PROVIDED INFORMATION:
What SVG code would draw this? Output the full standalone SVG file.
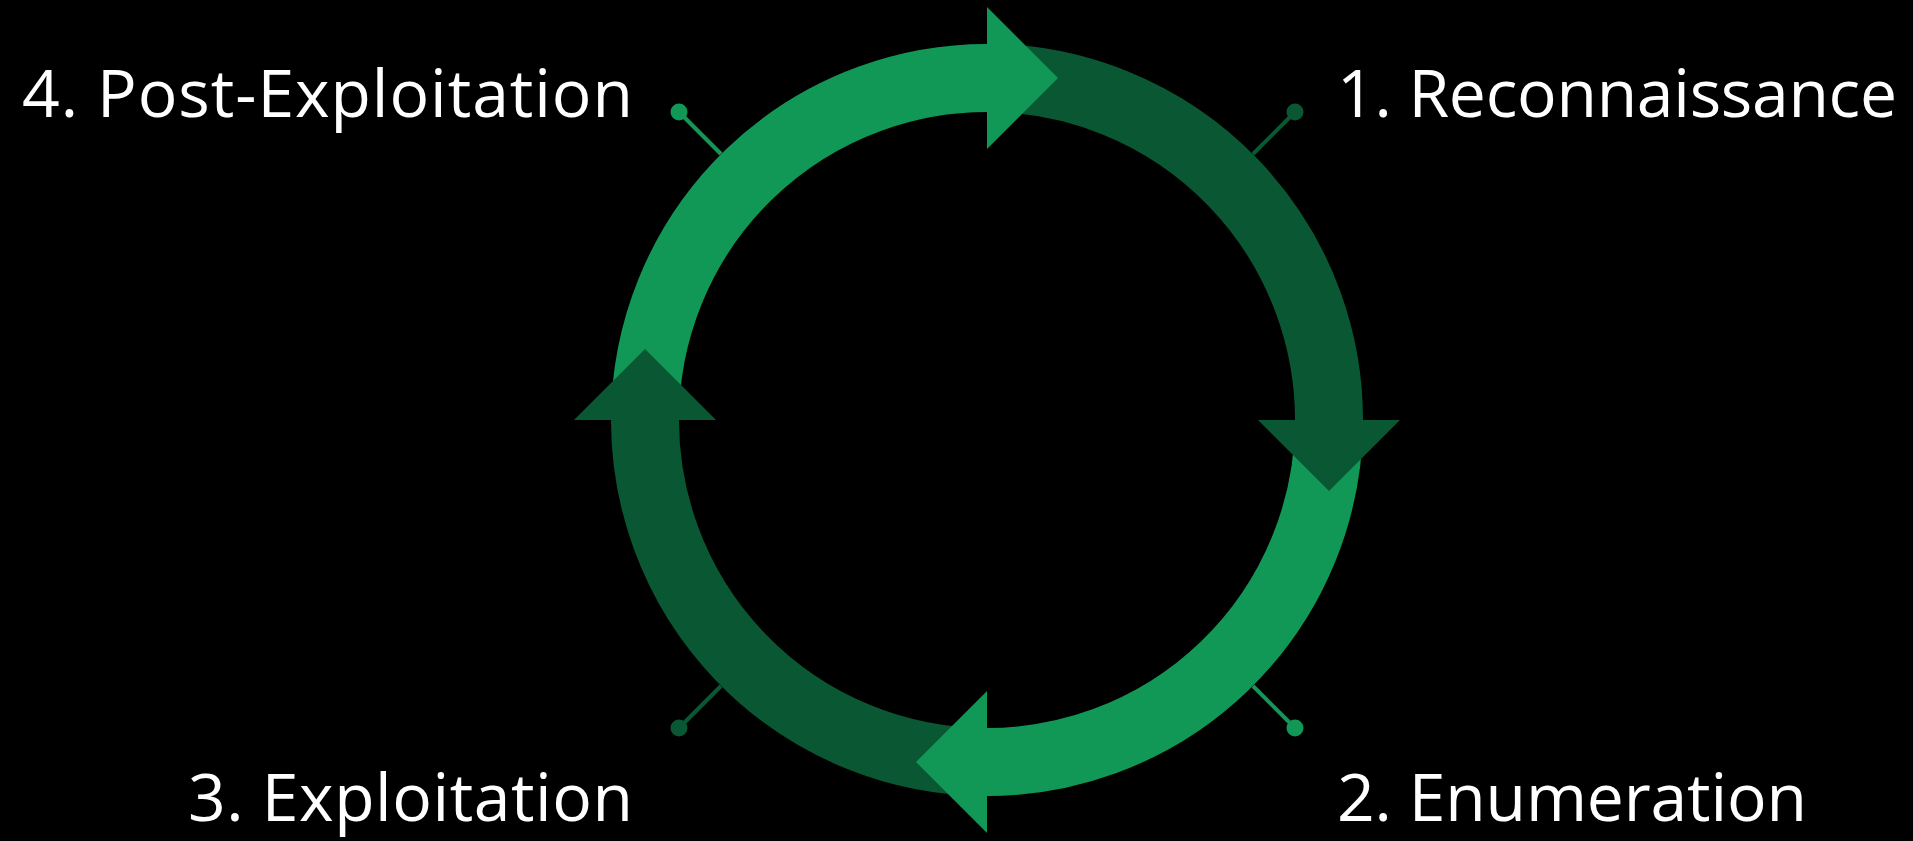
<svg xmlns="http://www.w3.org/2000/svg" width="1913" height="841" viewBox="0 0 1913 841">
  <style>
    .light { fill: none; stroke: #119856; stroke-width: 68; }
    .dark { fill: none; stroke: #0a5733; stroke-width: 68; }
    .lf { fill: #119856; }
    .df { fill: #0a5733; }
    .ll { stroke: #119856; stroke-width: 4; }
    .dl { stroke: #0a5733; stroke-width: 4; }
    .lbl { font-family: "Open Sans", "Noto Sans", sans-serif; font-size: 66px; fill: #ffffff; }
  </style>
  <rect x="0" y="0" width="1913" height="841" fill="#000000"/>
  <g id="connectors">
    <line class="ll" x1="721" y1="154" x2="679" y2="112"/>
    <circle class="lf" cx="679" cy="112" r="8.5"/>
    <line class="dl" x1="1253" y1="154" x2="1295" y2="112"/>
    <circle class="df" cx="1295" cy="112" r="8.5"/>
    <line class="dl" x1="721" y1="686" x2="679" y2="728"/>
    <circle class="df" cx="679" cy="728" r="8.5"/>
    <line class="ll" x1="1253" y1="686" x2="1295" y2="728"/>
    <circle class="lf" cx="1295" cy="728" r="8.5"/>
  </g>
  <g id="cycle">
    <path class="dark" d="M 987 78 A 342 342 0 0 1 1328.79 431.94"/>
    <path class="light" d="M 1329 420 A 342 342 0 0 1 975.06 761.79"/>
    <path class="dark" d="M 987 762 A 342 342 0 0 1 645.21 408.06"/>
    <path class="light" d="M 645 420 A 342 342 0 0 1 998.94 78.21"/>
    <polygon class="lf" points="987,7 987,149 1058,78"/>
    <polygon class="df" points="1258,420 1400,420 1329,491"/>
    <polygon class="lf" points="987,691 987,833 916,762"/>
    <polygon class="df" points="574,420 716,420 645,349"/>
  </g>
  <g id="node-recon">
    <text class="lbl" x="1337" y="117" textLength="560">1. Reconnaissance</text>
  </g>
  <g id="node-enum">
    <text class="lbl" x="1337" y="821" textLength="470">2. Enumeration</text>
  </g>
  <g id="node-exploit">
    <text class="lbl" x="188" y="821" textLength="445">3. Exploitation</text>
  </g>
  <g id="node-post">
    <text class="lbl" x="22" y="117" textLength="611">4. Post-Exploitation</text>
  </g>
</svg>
...
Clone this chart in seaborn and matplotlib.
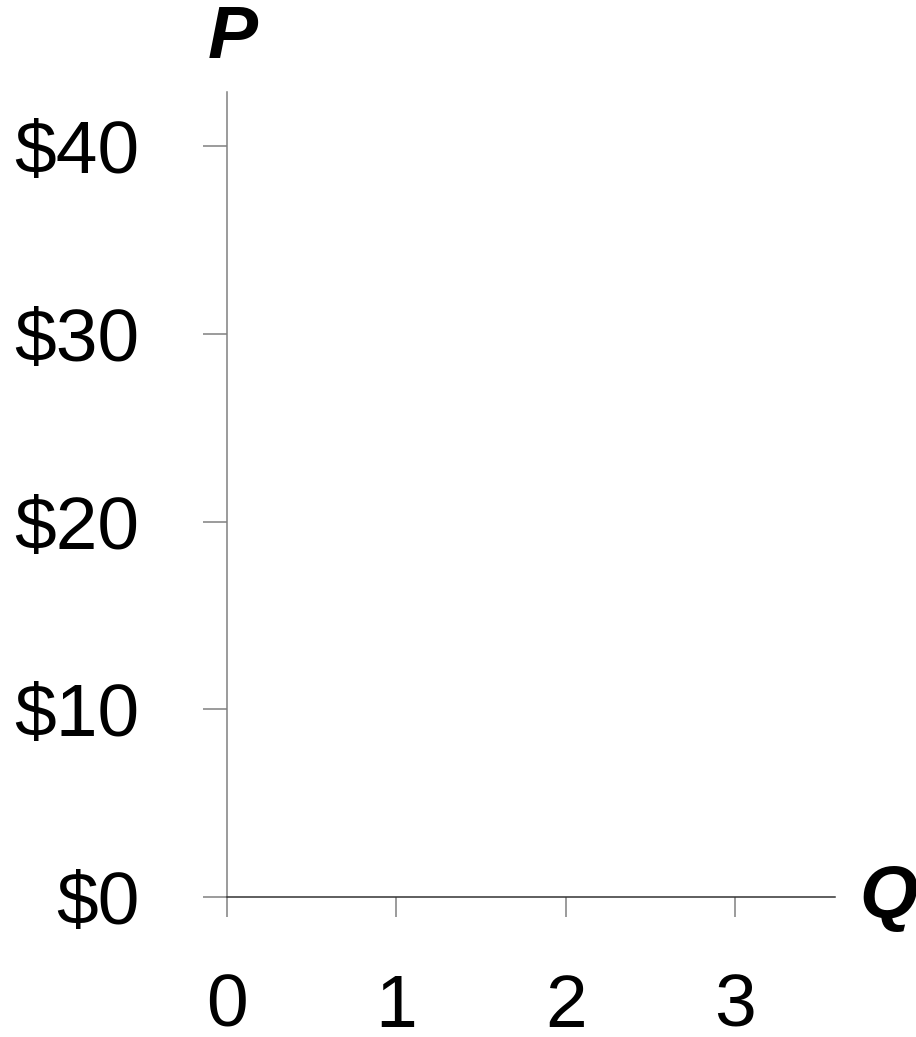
...
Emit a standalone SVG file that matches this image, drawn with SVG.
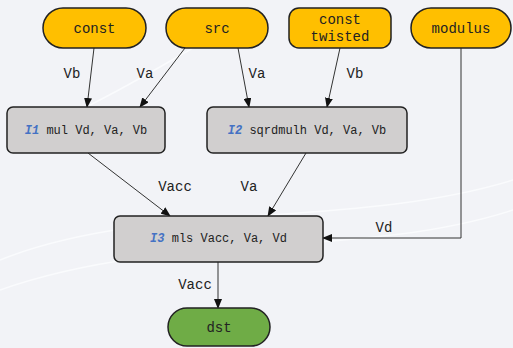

AIM OF THE EXERCISE:
State the count of lines in the data holding the word "file", adding nothing to it.

ANSWER TO THE EXERCISE:
2